Written request: Both end lines count: copy exactly from the line that contains "Give me the" to the line that contains "Chart.register(...registerables);", and only those lines.

Source records:
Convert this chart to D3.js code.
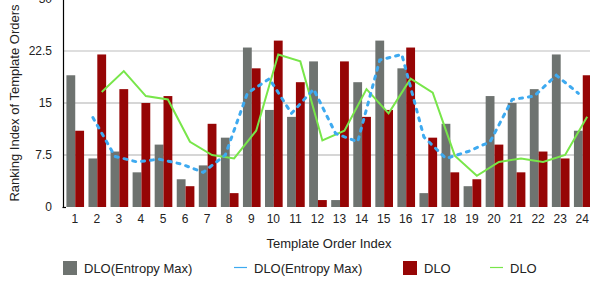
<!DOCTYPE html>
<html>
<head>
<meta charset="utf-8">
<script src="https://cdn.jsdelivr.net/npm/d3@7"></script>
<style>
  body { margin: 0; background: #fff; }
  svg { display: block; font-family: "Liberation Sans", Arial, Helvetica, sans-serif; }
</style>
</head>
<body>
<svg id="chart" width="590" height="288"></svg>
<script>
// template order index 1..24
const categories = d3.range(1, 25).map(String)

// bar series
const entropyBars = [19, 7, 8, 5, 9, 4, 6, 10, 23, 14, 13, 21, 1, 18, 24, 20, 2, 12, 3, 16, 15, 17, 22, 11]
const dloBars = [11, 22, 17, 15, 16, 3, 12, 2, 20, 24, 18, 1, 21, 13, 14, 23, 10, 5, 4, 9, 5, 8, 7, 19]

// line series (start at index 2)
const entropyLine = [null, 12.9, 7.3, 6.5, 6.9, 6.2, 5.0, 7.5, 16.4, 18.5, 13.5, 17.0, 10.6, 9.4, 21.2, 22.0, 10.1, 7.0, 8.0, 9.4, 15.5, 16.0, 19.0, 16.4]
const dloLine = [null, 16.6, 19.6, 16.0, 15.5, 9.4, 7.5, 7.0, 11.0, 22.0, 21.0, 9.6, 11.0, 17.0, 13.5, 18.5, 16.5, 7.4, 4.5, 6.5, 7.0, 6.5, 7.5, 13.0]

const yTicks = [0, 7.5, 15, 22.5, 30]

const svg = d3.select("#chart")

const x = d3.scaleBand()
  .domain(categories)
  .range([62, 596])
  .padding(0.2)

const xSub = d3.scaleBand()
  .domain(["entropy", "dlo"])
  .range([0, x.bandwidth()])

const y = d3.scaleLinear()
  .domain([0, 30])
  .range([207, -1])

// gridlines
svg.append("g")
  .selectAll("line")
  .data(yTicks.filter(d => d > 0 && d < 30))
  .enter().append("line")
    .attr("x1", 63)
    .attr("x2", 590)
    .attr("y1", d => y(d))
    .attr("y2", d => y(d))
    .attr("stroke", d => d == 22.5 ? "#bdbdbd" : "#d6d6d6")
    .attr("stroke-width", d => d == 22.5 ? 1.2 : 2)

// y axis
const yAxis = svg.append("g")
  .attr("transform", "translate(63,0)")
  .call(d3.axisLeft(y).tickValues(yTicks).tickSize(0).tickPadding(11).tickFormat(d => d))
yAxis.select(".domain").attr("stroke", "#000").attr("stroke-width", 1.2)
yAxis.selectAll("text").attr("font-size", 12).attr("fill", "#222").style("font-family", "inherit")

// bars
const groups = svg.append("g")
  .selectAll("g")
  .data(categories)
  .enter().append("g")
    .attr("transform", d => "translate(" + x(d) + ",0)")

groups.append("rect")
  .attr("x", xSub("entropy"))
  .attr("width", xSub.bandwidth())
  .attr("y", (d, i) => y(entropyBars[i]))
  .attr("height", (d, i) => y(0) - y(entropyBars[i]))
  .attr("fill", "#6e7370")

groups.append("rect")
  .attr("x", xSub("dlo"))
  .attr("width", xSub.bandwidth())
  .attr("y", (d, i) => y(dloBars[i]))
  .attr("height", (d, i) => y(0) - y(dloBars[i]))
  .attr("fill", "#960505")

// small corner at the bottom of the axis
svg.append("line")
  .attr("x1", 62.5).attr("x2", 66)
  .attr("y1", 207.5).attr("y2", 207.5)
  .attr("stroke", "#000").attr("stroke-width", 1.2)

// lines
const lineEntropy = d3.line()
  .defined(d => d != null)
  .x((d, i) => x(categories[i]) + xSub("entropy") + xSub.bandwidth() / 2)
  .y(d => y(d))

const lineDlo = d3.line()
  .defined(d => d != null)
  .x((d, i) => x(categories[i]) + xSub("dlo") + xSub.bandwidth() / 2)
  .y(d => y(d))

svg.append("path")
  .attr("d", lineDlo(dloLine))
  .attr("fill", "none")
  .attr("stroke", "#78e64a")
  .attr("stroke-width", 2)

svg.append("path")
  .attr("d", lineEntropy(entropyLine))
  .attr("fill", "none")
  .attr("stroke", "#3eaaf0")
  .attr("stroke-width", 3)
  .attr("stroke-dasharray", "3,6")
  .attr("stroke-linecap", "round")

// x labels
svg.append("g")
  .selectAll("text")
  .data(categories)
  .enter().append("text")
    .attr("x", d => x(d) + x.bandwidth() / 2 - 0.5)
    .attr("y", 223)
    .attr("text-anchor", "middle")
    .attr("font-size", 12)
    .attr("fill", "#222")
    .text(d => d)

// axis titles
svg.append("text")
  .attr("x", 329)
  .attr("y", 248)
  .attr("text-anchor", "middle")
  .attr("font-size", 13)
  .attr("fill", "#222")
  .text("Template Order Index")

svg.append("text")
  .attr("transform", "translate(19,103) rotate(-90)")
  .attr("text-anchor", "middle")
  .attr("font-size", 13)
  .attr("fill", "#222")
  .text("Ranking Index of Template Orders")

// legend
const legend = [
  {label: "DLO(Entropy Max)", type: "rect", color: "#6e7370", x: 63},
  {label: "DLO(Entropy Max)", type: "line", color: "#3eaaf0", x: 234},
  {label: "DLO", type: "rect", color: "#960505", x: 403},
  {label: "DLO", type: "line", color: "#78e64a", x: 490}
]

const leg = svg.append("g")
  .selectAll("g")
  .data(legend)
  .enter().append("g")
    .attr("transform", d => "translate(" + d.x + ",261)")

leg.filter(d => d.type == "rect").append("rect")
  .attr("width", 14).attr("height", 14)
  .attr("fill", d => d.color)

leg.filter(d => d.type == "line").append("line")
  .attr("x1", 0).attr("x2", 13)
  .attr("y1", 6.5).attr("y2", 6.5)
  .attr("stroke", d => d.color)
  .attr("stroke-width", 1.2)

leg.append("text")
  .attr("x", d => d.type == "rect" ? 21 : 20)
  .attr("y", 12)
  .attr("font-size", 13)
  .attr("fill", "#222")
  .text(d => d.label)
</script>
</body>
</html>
...
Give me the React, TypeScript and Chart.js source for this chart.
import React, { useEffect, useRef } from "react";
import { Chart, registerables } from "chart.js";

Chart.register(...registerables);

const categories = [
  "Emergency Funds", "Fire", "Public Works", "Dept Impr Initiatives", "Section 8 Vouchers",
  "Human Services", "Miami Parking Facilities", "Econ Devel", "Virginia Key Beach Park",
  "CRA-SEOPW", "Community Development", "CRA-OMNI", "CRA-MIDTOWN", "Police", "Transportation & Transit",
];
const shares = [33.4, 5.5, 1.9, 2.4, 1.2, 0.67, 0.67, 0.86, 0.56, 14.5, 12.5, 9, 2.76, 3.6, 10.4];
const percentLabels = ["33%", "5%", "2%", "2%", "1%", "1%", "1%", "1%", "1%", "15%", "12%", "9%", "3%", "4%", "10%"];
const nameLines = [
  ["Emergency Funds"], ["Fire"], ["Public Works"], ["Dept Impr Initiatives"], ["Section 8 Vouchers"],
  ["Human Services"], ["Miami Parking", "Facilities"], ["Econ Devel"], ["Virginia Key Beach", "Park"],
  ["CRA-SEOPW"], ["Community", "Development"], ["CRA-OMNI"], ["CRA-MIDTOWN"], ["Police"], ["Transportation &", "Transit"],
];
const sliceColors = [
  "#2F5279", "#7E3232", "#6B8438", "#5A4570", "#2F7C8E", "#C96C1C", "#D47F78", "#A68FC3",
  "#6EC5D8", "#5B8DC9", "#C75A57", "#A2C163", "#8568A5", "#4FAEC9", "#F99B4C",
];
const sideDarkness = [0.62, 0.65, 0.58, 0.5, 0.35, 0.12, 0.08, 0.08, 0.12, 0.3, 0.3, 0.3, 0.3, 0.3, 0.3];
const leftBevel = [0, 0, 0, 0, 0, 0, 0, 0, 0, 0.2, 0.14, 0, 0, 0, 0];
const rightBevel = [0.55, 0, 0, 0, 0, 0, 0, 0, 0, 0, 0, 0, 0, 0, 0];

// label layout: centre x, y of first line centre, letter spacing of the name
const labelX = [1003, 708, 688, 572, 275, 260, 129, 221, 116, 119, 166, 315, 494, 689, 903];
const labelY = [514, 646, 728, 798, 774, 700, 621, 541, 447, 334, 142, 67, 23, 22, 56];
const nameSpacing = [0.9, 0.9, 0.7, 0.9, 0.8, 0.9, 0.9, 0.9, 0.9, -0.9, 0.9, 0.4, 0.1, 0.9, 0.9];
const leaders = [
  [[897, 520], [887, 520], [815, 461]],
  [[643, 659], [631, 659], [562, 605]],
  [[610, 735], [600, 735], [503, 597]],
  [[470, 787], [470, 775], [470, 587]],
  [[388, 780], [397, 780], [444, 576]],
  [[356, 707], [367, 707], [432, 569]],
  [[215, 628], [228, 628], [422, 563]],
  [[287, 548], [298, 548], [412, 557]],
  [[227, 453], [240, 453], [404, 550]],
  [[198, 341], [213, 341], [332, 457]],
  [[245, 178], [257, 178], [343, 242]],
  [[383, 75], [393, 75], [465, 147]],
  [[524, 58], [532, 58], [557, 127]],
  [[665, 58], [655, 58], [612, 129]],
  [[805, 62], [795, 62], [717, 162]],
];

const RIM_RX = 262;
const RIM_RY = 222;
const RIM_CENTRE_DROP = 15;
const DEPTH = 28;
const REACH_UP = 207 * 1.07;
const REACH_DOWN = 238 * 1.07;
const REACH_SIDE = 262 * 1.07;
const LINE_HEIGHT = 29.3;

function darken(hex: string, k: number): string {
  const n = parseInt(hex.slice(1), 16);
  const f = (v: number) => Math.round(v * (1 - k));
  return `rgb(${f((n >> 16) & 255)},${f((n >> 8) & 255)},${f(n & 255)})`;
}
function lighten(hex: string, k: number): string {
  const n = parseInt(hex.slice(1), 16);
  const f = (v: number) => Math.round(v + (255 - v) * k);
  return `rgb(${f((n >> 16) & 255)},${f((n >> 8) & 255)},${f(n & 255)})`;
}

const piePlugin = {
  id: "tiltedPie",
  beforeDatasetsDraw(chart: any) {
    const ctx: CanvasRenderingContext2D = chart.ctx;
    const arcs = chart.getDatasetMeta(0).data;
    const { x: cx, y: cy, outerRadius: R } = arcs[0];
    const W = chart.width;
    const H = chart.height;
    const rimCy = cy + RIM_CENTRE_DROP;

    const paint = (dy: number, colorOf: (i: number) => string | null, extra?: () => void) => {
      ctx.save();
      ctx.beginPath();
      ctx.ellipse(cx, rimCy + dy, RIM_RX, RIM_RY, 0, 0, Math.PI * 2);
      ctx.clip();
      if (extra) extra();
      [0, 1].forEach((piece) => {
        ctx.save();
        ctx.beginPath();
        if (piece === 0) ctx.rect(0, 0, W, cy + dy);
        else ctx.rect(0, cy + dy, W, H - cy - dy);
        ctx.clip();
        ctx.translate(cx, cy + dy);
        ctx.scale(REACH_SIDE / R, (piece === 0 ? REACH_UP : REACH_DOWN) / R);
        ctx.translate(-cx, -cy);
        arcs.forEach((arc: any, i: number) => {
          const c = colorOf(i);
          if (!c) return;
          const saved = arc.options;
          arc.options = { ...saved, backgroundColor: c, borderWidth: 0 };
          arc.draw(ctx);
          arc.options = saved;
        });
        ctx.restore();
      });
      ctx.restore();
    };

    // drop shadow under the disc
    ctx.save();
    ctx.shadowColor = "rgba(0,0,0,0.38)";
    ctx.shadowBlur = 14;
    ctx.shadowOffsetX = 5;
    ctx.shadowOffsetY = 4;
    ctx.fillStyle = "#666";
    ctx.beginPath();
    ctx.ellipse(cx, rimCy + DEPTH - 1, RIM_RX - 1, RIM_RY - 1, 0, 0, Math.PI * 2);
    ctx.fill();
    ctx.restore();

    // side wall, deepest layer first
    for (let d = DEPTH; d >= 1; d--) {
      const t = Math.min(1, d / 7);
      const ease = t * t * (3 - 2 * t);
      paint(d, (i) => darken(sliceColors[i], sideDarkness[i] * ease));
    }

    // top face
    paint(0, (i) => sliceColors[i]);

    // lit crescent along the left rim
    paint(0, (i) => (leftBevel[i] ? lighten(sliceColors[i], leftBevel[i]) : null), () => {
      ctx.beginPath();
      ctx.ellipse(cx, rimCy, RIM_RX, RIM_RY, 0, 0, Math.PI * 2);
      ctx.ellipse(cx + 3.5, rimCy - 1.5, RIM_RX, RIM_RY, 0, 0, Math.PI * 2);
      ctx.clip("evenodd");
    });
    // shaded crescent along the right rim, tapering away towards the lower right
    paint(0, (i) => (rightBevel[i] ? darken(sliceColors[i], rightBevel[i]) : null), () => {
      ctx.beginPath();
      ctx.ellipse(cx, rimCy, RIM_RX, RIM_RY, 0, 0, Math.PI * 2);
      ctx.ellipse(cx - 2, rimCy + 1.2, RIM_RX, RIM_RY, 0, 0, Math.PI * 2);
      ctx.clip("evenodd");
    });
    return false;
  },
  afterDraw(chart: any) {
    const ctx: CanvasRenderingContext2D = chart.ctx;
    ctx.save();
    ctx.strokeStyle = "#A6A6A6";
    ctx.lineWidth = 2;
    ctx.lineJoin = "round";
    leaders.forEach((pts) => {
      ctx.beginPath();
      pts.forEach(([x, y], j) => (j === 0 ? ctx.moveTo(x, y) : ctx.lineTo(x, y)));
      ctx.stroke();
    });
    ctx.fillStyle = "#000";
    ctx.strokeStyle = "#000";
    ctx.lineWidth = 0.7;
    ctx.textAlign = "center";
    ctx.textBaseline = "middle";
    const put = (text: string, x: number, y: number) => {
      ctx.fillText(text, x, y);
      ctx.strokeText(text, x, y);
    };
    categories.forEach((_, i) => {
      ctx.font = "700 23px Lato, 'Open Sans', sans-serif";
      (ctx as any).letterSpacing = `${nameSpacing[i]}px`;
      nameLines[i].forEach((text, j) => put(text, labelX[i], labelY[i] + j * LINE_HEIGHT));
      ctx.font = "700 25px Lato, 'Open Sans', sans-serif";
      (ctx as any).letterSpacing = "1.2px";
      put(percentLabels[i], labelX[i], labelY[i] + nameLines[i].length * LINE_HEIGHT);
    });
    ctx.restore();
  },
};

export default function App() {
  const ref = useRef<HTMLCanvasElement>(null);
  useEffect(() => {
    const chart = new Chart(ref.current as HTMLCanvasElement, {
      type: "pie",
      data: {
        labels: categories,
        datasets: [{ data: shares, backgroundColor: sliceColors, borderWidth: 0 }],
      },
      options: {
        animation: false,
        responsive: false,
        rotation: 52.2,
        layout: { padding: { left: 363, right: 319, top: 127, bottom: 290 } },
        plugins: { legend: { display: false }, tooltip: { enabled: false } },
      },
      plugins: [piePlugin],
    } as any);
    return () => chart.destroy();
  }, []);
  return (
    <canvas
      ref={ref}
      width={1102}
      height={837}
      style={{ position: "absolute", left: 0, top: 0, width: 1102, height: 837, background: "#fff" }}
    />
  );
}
...
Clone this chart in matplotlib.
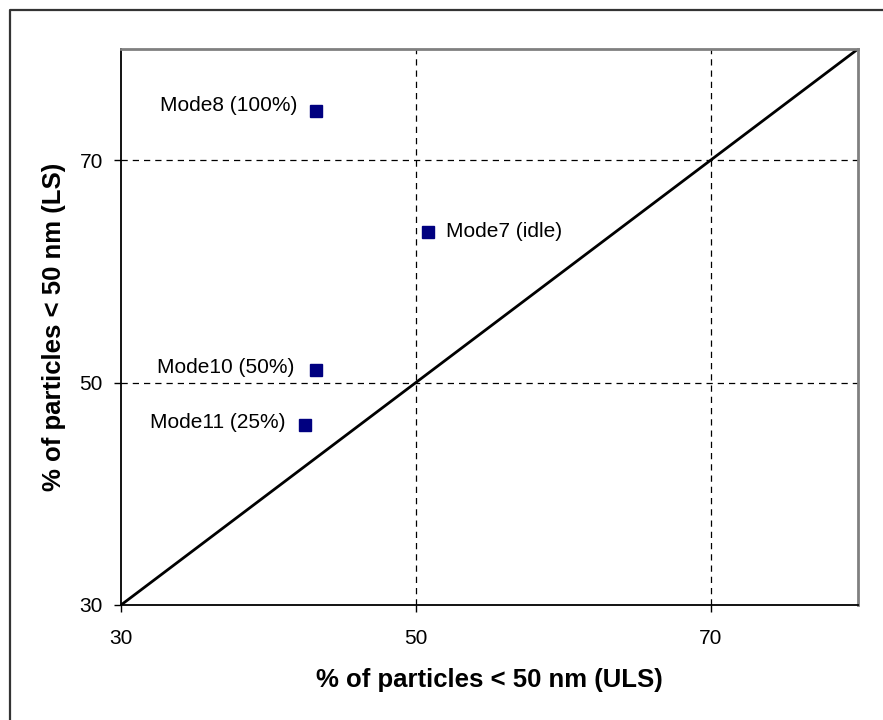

Expected answer:
Give me the React, TypeScript and Chart.js source for this chart.
import React, { useEffect, useRef } from "react";
import { Chart, registerables } from "chart.js";

Chart.register(...registerables);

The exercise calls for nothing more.